Spotlight on Accessibility

The public gets an inside look at the Rehabilitation Living Lab at Alexis Nihon

Isabelle Ducharme was a patron of Alexis Nihon before a car crash left her quadriplegic in 1988. And she continued to shop at the mall after the life-altering accident, in her motorized wheelchair, despite considerable challenges. “The quality of the facility and accessibility eroded over time,” she says. “It was even difficult to enter the building because it didn’t have automatic doors and inside it was growing darker.”

However, a partnership with the Center for interdisciplinary research in rehabilitation of Greater Montreal (CRIR) and a two-year renovation project led to significant positive changes. (See: Alexis Nihon: beyond a simple facelift and Breaking down barriers)

As the president of Kéroul – a tourism and cultural development organization for people with limited physical capacity – Ducharme did not only witness the transformation. “Shopping centres are part of the tourism product and services chain,” she explains. Kéroul and other stakeholder organizations were therefore consulted “at every research phase, from determining what should be taken into consideration to make Alexis Nihon more accessible to evaluating the impact of the resulting measures.”

Scientific Day and Open House

On November 3rd, the public was invited to visit Alexis Nihon and discover how far the modernization efforts and transformations promoting participation for all had gone, while also finding out more about the dozens of research projects undertaken as part of the Living Lab program (RehabMaLL).

photo: Florian GrondClose to a dozen information booths were set up throughout the mall, including that of Florian Grond who designed an audio beacon to guide the blind or visually impaired for his postdoc at Concordia, under the supervision of CRIR researcher Aaron Johnson. “I know that there are audio beacons out there,” said Grond. “But my mission was to make it open source so that everyone can assemble it and also to have a design research platform.”

The small loudspeaker, which operates thanks to a credit card-sized computer and a Wi-Fi dongle, plays a custom signal when activated remotely using a smartphone. A person with little to no sight can use the device to find a point of interest in a public place such as a hair salon in a shopping centre. Grond tried out the beacon at the MAB-Mackay Rehabilitation Centre, but he plans to test it further to better understand how the blind and visually impaired experience the world around them. He also wants to look into whether it makes sense to introduce more auditory distractions in already noisy environments.

Two-way discussion

photo: Rehabilitation Living Lab at Alexis Nihon, 03-11-2015Occupational therapist and graduate student Camille Gauthier-Boudreault is working with Sherbrooke University classmate Laure-Hélène Gagné-Deland to consider a completely different issue. Under the supervision of CRIR researcher France Beauregard, they surveyed families of children with autism spectrum disorder, as well as children with either a physical or intellectual disability to find out if they frequent public places or prefer to avoid them.

Approximately 65% of parents who participated in the study indicated that they do go out with their children in public places, “but only for everyday needs, not leisure” said Gagné-Deland and reported that “such outings are stressful events that are not very enjoyable” for them.

The students took part in the Scientific and Open House Day to share their preliminary findings, but they left with something in exchange: recommendations for future investigation.
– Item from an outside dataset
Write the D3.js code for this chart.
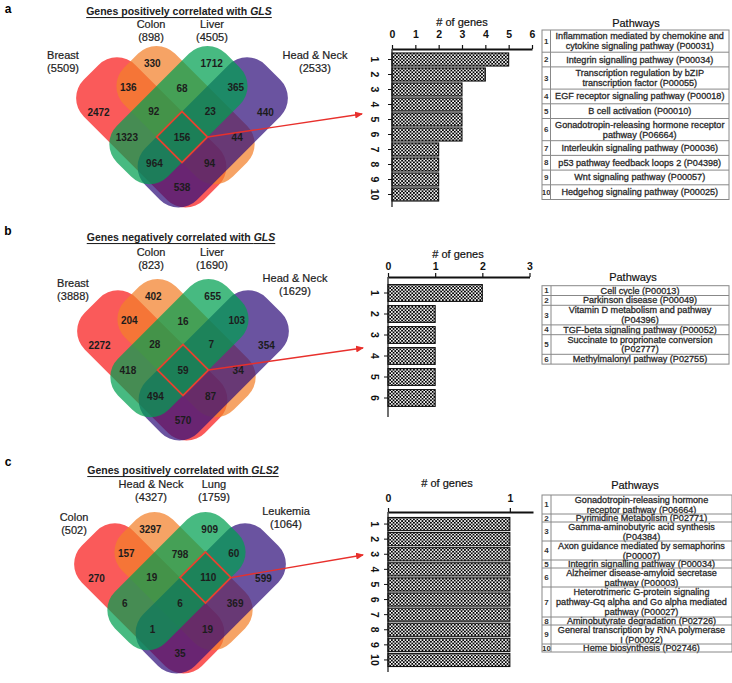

The clinicians and people with functional limitations who stopped by their booth suggested that they go straight to the source for first-hand perspective. “It may be difficult to speak with younger children, but adolescents could certainly contribute to advancing our knowledge of the barriers they encounter so that we may better understand what they experience,” said Gauthier-Boudreault.

“A long way to go”

photo: Rehabilitation Living Lab at Alexis Nihon, 03-11-2015At Université de Montréal’s School of Optometry, researchers are trying to find answers to a number of questions in another area. Can background noise in a store impact the buying decisions of elderly consumers with and without visual or auditory impairments, for instance? Can the visually impaired use a tablet to enlarge text on product and price labels instead of the more expensive and stigmatizing spot readers?

Jonathan Jarry spoke at length and with ease of the projects currently under way, but he mostly just tried to raise awareness about disability. “It’s so important,” he said. “I think we don’t realize when we are healthy how many people around us face daily challenges we just don’t have.”

To highlight his point, Jarry recounted the reaction of a passerby he informed of the changes made at Alexis Nihon to improve accessibility.

“She looked around and said ‘well, there’s an elevator, it seems accessible.’ There is still a long way to go to make people aware because often, if a person isn’t in a wheelchair, we simply don’t see the disability.”

Although the renovations are now done, Alexis Nihon remains a testing ground for CRIR researchers who are coming up with new ideas and technologies that, they hope, will lead to better social inclusion and participation of people with disabilities.